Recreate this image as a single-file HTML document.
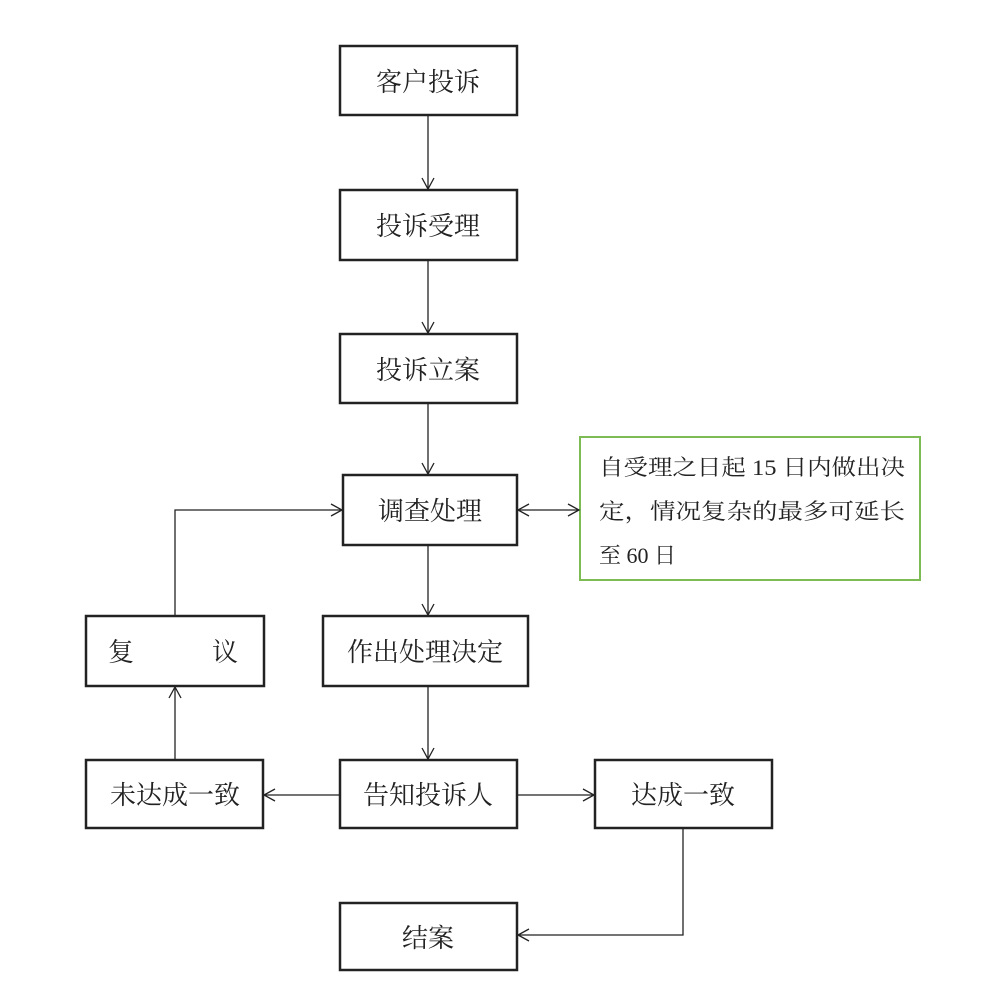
<!DOCTYPE html>
<html><head><meta charset="utf-8"><style>
html,body{margin:0;padding:0;background:#fff;width:1001px;height:984px;overflow:hidden}
svg text{font-family:"Liberation Serif","Noto Serif CJK SC","Noto Sans CJK SC",serif;fill:#222}
</style></head><body>
<svg width="1001" height="984" viewBox="0 0 1001 984" xmlns="http://www.w3.org/2000/svg">
<defs>
<marker id="a" markerWidth="14" markerHeight="14" refX="12" refY="7" orient="auto" markerUnits="userSpaceOnUse">
<path d="M1,1 L12,7 L1,13" fill="none" stroke="#222" stroke-width="1.3"/>
</marker>
</defs>
<g fill="none" stroke="#222" stroke-width="2.5">
<rect x="340" y="46" width="177" height="69"/>
<rect x="340" y="190" width="177" height="70"/>
<rect x="340" y="334" width="177" height="69"/>
<rect x="343" y="475" width="174" height="70"/>
<rect x="86" y="616" width="178" height="70"/>
<rect x="323" y="616" width="205" height="70"/>
<rect x="86" y="760" width="177" height="68"/>
<rect x="340" y="760" width="177" height="68"/>
<rect x="595" y="760" width="177" height="68"/>
<rect x="340" y="903" width="177" height="67"/>
</g>
<rect x="580" y="437" width="340" height="143" fill="none" stroke="#7dbb55" stroke-width="2"/>
<g fill="none" stroke="#222" stroke-width="1.3">
<line x1="428" y1="115" x2="428" y2="189" marker-end="url(#a)"/>
<line x1="428" y1="260" x2="428" y2="333" marker-end="url(#a)"/>
<line x1="428" y1="403" x2="428" y2="474" marker-end="url(#a)"/>
<line x1="428" y1="545" x2="428" y2="615" marker-end="url(#a)"/>
<line x1="428" y1="686" x2="428" y2="759" marker-end="url(#a)"/>
<polyline points="175,616 175,510 342,510" marker-end="url(#a)"/>
<line x1="175" y1="760" x2="175" y2="687" marker-end="url(#a)"/>
<line x1="340" y1="795" x2="264" y2="795" marker-end="url(#a)"/>
<line x1="517" y1="795" x2="594" y2="795" marker-end="url(#a)"/>
<polyline points="683,828 683,935 518,935" marker-end="url(#a)"/>
<line x1="548" y1="510" x2="579" y2="510" marker-end="url(#a)"/>
<line x1="548" y1="510" x2="518" y2="510" marker-end="url(#a)"/>
</g>
<g font-size="26" text-anchor="middle">
<text x="428" y="91">客户投诉</text>
<text x="428" y="235">投诉受理</text>
<text x="428" y="379">投诉立案</text>
<text x="430" y="520">调查处理</text>
<text x="425" y="661">作出处理决定</text>
<text x="175" y="804">未达成一致</text>
<text x="428" y="804">告知投诉人</text>
<text x="683" y="804">达成一致</text>
<text x="428" y="947">结案</text>
</g>
<text x="108" y="661" font-size="26">复</text>
<text x="212" y="661" font-size="26">议</text>
<g font-size="22">
<text x="599" y="475" textLength="306" lengthAdjust="spacingAndGlyphs">自受理之日起 15 日内做出决</text>
<text x="599" y="519" textLength="306" lengthAdjust="spacingAndGlyphs">定，情况复杂的最多可延长</text>
<text x="599" y="563">至 60 日</text>
</g>
</svg>
</body></html>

# Exercise details
Reproduce the whole listing word for word, setting aside any pictures.

# Answer in full
Recreate this image as a single-file HTML document.
<!DOCTYPE html>
<html><head><meta charset="utf-8"><style>
html,body{margin:0;padding:0;background:#fff;width:1001px;height:984px;overflow:hidden}
svg text{font-family:"Liberation Serif","Noto Serif CJK SC","Noto Sans CJK SC",serif;fill:#222}
</style></head><body>
<svg width="1001" height="984" viewBox="0 0 1001 984" xmlns="http://www.w3.org/2000/svg">
<defs>
<marker id="a" markerWidth="14" markerHeight="14" refX="12" refY="7" orient="auto" markerUnits="userSpaceOnUse">
<path d="M1,1 L12,7 L1,13" fill="none" stroke="#222" stroke-width="1.3"/>
</marker>
</defs>
<g fill="none" stroke="#222" stroke-width="2.5">
<rect x="340" y="46" width="177" height="69"/>
<rect x="340" y="190" width="177" height="70"/>
<rect x="340" y="334" width="177" height="69"/>
<rect x="343" y="475" width="174" height="70"/>
<rect x="86" y="616" width="178" height="70"/>
<rect x="323" y="616" width="205" height="70"/>
<rect x="86" y="760" width="177" height="68"/>
<rect x="340" y="760" width="177" height="68"/>
<rect x="595" y="760" width="177" height="68"/>
<rect x="340" y="903" width="177" height="67"/>
</g>
<rect x="580" y="437" width="340" height="143" fill="none" stroke="#7dbb55" stroke-width="2"/>
<g fill="none" stroke="#222" stroke-width="1.3">
<line x1="428" y1="115" x2="428" y2="189" marker-end="url(#a)"/>
<line x1="428" y1="260" x2="428" y2="333" marker-end="url(#a)"/>
<line x1="428" y1="403" x2="428" y2="474" marker-end="url(#a)"/>
<line x1="428" y1="545" x2="428" y2="615" marker-end="url(#a)"/>
<line x1="428" y1="686" x2="428" y2="759" marker-end="url(#a)"/>
<polyline points="175,616 175,510 342,510" marker-end="url(#a)"/>
<line x1="175" y1="760" x2="175" y2="687" marker-end="url(#a)"/>
<line x1="340" y1="795" x2="264" y2="795" marker-end="url(#a)"/>
<line x1="517" y1="795" x2="594" y2="795" marker-end="url(#a)"/>
<polyline points="683,828 683,935 518,935" marker-end="url(#a)"/>
<line x1="548" y1="510" x2="579" y2="510" marker-end="url(#a)"/>
<line x1="548" y1="510" x2="518" y2="510" marker-end="url(#a)"/>
</g>
<g font-size="26" text-anchor="middle">
<text x="428" y="91">客户投诉</text>
<text x="428" y="235">投诉受理</text>
<text x="428" y="379">投诉立案</text>
<text x="430" y="520">调查处理</text>
<text x="425" y="661">作出处理决定</text>
<text x="175" y="804">未达成一致</text>
<text x="428" y="804">告知投诉人</text>
<text x="683" y="804">达成一致</text>
<text x="428" y="947">结案</text>
</g>
<text x="108" y="661" font-size="26">复</text>
<text x="212" y="661" font-size="26">议</text>
<g font-size="22">
<text x="599" y="475" textLength="306" lengthAdjust="spacingAndGlyphs">自受理之日起 15 日内做出决</text>
<text x="599" y="519" textLength="306" lengthAdjust="spacingAndGlyphs">定，情况复杂的最多可延长</text>
<text x="599" y="563">至 60 日</text>
</g>
</svg>
</body></html>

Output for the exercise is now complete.